BEGIN Given records
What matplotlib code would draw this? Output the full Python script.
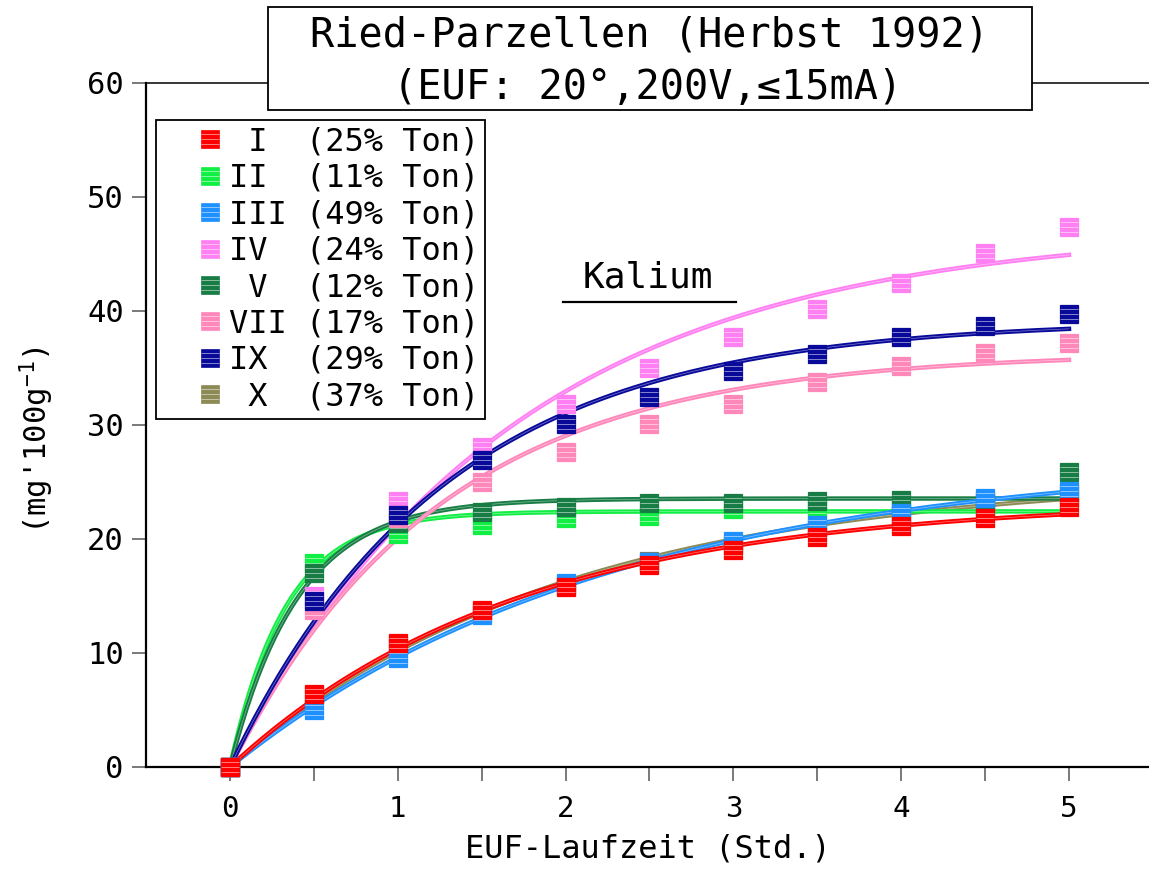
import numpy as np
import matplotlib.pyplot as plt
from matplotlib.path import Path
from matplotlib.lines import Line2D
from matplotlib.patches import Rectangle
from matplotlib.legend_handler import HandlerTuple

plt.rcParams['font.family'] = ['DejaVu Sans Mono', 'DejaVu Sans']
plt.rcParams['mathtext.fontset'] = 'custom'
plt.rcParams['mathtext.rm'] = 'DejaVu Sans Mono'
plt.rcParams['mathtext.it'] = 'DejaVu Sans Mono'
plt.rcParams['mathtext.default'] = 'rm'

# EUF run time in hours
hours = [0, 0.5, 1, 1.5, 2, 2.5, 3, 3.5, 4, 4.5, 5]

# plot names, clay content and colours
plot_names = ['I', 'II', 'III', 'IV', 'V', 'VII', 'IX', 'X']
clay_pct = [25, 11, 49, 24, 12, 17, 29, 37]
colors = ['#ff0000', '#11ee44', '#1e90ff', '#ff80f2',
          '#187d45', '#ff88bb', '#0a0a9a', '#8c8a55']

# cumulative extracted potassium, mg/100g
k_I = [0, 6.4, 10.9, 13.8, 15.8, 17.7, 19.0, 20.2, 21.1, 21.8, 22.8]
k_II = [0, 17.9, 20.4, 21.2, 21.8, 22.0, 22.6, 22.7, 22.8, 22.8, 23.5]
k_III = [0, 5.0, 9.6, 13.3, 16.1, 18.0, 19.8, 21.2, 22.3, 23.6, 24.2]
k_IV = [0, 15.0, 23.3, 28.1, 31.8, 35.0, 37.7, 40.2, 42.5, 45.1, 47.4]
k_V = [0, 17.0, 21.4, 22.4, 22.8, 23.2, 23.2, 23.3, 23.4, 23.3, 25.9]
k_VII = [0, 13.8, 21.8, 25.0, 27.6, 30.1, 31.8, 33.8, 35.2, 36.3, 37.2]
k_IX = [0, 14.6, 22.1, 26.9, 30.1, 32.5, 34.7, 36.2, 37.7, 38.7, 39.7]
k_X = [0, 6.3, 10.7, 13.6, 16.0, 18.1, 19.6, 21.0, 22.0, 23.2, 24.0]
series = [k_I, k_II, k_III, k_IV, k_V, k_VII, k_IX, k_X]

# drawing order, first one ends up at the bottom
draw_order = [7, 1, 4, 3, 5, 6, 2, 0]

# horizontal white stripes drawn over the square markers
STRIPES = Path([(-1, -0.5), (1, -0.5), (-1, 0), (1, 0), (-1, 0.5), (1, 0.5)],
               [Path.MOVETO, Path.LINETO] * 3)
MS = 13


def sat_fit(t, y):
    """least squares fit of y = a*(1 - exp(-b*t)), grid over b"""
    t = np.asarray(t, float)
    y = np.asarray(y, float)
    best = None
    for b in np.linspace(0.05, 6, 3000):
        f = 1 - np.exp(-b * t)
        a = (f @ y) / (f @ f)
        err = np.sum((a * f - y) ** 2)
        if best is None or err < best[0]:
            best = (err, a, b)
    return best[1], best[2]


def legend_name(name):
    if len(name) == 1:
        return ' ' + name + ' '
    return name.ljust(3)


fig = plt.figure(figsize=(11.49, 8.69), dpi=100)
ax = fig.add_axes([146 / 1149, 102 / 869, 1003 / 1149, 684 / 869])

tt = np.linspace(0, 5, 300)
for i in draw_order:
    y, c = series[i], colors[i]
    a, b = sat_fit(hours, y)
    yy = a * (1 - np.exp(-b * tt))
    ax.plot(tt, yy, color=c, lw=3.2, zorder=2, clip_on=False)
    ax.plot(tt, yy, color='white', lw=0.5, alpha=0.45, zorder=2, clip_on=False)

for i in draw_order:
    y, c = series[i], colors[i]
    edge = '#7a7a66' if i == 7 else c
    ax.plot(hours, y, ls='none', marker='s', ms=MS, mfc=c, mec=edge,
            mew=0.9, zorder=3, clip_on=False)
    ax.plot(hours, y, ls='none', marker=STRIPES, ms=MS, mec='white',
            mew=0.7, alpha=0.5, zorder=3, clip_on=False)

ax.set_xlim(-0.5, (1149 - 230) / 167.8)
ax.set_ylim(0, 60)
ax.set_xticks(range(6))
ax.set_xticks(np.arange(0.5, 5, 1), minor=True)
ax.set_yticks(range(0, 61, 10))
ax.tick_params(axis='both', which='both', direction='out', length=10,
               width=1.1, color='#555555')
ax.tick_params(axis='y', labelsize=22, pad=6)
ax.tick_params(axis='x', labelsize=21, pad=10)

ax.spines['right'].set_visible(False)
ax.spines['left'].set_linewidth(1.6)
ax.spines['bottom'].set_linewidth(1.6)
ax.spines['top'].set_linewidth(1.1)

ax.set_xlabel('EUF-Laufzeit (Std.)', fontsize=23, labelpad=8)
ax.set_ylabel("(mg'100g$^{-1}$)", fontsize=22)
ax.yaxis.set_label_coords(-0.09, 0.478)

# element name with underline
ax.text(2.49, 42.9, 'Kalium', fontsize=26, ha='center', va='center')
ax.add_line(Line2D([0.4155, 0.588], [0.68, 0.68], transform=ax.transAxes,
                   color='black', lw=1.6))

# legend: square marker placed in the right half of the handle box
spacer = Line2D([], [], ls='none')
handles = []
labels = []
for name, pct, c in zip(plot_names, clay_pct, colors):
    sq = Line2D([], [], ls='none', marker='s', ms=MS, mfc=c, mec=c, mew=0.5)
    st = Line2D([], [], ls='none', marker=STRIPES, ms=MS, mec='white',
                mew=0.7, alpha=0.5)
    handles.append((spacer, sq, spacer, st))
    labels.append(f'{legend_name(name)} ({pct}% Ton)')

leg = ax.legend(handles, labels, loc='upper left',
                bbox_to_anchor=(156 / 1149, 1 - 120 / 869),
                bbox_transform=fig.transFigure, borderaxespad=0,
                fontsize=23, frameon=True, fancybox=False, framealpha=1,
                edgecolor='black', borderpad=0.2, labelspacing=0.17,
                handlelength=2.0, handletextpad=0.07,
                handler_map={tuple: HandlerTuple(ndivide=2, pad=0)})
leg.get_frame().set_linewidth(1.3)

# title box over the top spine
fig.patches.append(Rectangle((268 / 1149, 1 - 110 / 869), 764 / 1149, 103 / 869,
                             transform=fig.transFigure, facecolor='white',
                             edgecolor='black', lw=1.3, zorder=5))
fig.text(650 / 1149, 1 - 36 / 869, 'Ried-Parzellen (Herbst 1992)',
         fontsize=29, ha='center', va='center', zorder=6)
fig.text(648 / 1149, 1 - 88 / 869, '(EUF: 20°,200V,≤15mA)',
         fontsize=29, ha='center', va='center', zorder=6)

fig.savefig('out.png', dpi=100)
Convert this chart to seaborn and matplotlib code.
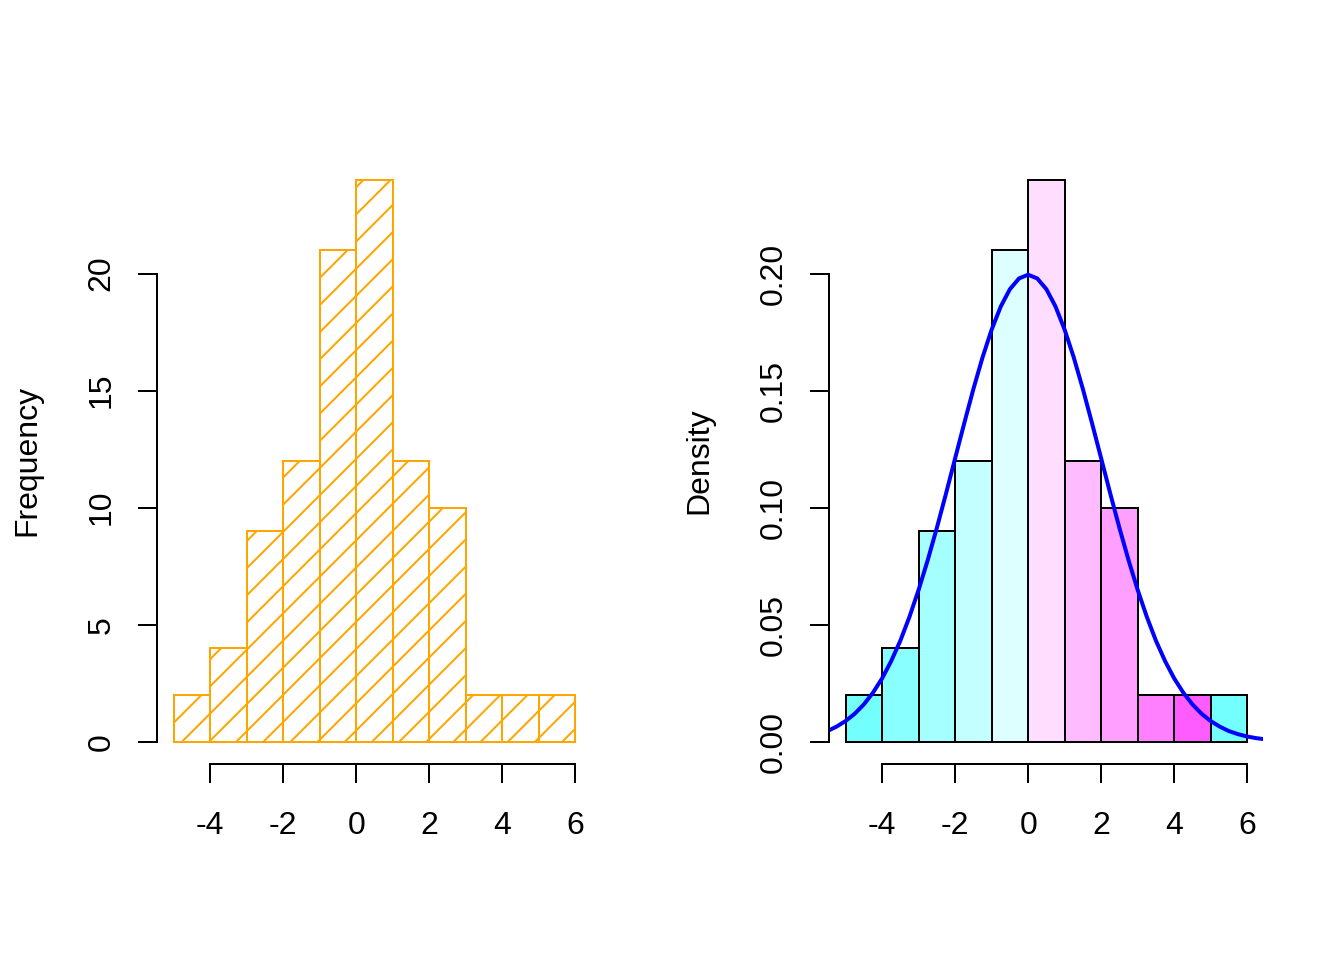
END Given records
Short exercise: Repeat the data exactly in full, omitting its pictures.

Exercise output:
What matplotlib code would draw this? Output the full Python script.
import numpy as np
import matplotlib.pyplot as plt
from matplotlib.path import Path
from matplotlib.lines import Line2D
from matplotlib.patches import Rectangle
from matplotlib.legend_handler import HandlerTuple

plt.rcParams['font.family'] = ['DejaVu Sans Mono', 'DejaVu Sans']
plt.rcParams['mathtext.fontset'] = 'custom'
plt.rcParams['mathtext.rm'] = 'DejaVu Sans Mono'
plt.rcParams['mathtext.it'] = 'DejaVu Sans Mono'
plt.rcParams['mathtext.default'] = 'rm'

# EUF run time in hours
hours = [0, 0.5, 1, 1.5, 2, 2.5, 3, 3.5, 4, 4.5, 5]

# plot names, clay content and colours
plot_names = ['I', 'II', 'III', 'IV', 'V', 'VII', 'IX', 'X']
clay_pct = [25, 11, 49, 24, 12, 17, 29, 37]
colors = ['#ff0000', '#11ee44', '#1e90ff', '#ff80f2',
          '#187d45', '#ff88bb', '#0a0a9a', '#8c8a55']

# cumulative extracted potassium, mg/100g
k_I = [0, 6.4, 10.9, 13.8, 15.8, 17.7, 19.0, 20.2, 21.1, 21.8, 22.8]
k_II = [0, 17.9, 20.4, 21.2, 21.8, 22.0, 22.6, 22.7, 22.8, 22.8, 23.5]
k_III = [0, 5.0, 9.6, 13.3, 16.1, 18.0, 19.8, 21.2, 22.3, 23.6, 24.2]
k_IV = [0, 15.0, 23.3, 28.1, 31.8, 35.0, 37.7, 40.2, 42.5, 45.1, 47.4]
k_V = [0, 17.0, 21.4, 22.4, 22.8, 23.2, 23.2, 23.3, 23.4, 23.3, 25.9]
k_VII = [0, 13.8, 21.8, 25.0, 27.6, 30.1, 31.8, 33.8, 35.2, 36.3, 37.2]
k_IX = [0, 14.6, 22.1, 26.9, 30.1, 32.5, 34.7, 36.2, 37.7, 38.7, 39.7]
k_X = [0, 6.3, 10.7, 13.6, 16.0, 18.1, 19.6, 21.0, 22.0, 23.2, 24.0]
series = [k_I, k_II, k_III, k_IV, k_V, k_VII, k_IX, k_X]

# drawing order, first one ends up at the bottom
draw_order = [7, 1, 4, 3, 5, 6, 2, 0]

# horizontal white stripes drawn over the square markers
STRIPES = Path([(-1, -0.5), (1, -0.5), (-1, 0), (1, 0), (-1, 0.5), (1, 0.5)],
               [Path.MOVETO, Path.LINETO] * 3)
MS = 13


def sat_fit(t, y):
    """least squares fit of y = a*(1 - exp(-b*t)), grid over b"""
    t = np.asarray(t, float)
    y = np.asarray(y, float)
    best = None
    for b in np.linspace(0.05, 6, 3000):
        f = 1 - np.exp(-b * t)
        a = (f @ y) / (f @ f)
        err = np.sum((a * f - y) ** 2)
        if best is None or err < best[0]:
            best = (err, a, b)
    return best[1], best[2]


def legend_name(name):
    if len(name) == 1:
        return ' ' + name + ' '
    return name.ljust(3)


fig = plt.figure(figsize=(11.49, 8.69), dpi=100)
ax = fig.add_axes([146 / 1149, 102 / 869, 1003 / 1149, 684 / 869])

tt = np.linspace(0, 5, 300)
for i in draw_order:
    y, c = series[i], colors[i]
    a, b = sat_fit(hours, y)
    yy = a * (1 - np.exp(-b * tt))
    ax.plot(tt, yy, color=c, lw=3.2, zorder=2, clip_on=False)
    ax.plot(tt, yy, color='white', lw=0.5, alpha=0.45, zorder=2, clip_on=False)

for i in draw_order:
    y, c = series[i], colors[i]
    edge = '#7a7a66' if i == 7 else c
    ax.plot(hours, y, ls='none', marker='s', ms=MS, mfc=c, mec=edge,
            mew=0.9, zorder=3, clip_on=False)
    ax.plot(hours, y, ls='none', marker=STRIPES, ms=MS, mec='white',
            mew=0.7, alpha=0.5, zorder=3, clip_on=False)

ax.set_xlim(-0.5, (1149 - 230) / 167.8)
ax.set_ylim(0, 60)
ax.set_xticks(range(6))
ax.set_xticks(np.arange(0.5, 5, 1), minor=True)
ax.set_yticks(range(0, 61, 10))
ax.tick_params(axis='both', which='both', direction='out', length=10,
               width=1.1, color='#555555')
ax.tick_params(axis='y', labelsize=22, pad=6)
ax.tick_params(axis='x', labelsize=21, pad=10)

ax.spines['right'].set_visible(False)
ax.spines['left'].set_linewidth(1.6)
ax.spines['bottom'].set_linewidth(1.6)
ax.spines['top'].set_linewidth(1.1)

ax.set_xlabel('EUF-Laufzeit (Std.)', fontsize=23, labelpad=8)
ax.set_ylabel("(mg'100g$^{-1}$)", fontsize=22)
ax.yaxis.set_label_coords(-0.09, 0.478)

# element name with underline
ax.text(2.49, 42.9, 'Kalium', fontsize=26, ha='center', va='center')
ax.add_line(Line2D([0.4155, 0.588], [0.68, 0.68], transform=ax.transAxes,
                   color='black', lw=1.6))

# legend: square marker placed in the right half of the handle box
spacer = Line2D([], [], ls='none')
handles = []
labels = []
for name, pct, c in zip(plot_names, clay_pct, colors):
    sq = Line2D([], [], ls='none', marker='s', ms=MS, mfc=c, mec=c, mew=0.5)
    st = Line2D([], [], ls='none', marker=STRIPES, ms=MS, mec='white',
                mew=0.7, alpha=0.5)
    handles.append((spacer, sq, spacer, st))
    labels.append(f'{legend_name(name)} ({pct}% Ton)')

leg = ax.legend(handles, labels, loc='upper left',
                bbox_to_anchor=(156 / 1149, 1 - 120 / 869),
                bbox_transform=fig.transFigure, borderaxespad=0,
                fontsize=23, frameon=True, fancybox=False, framealpha=1,
                edgecolor='black', borderpad=0.2, labelspacing=0.17,
                handlelength=2.0, handletextpad=0.07,
                handler_map={tuple: HandlerTuple(ndivide=2, pad=0)})
leg.get_frame().set_linewidth(1.3)

# title box over the top spine
fig.patches.append(Rectangle((268 / 1149, 1 - 110 / 869), 764 / 1149, 103 / 869,
                             transform=fig.transFigure, facecolor='white',
                             edgecolor='black', lw=1.3, zorder=5))
fig.text(650 / 1149, 1 - 36 / 869, 'Ried-Parzellen (Herbst 1992)',
         fontsize=29, ha='center', va='center', zorder=6)
fig.text(648 / 1149, 1 - 88 / 869, '(EUF: 20°,200V,≤15mA)',
         fontsize=29, ha='center', va='center', zorder=6)

fig.savefig('out.png', dpi=100)
Convert this chart to seaborn and matplotlib code.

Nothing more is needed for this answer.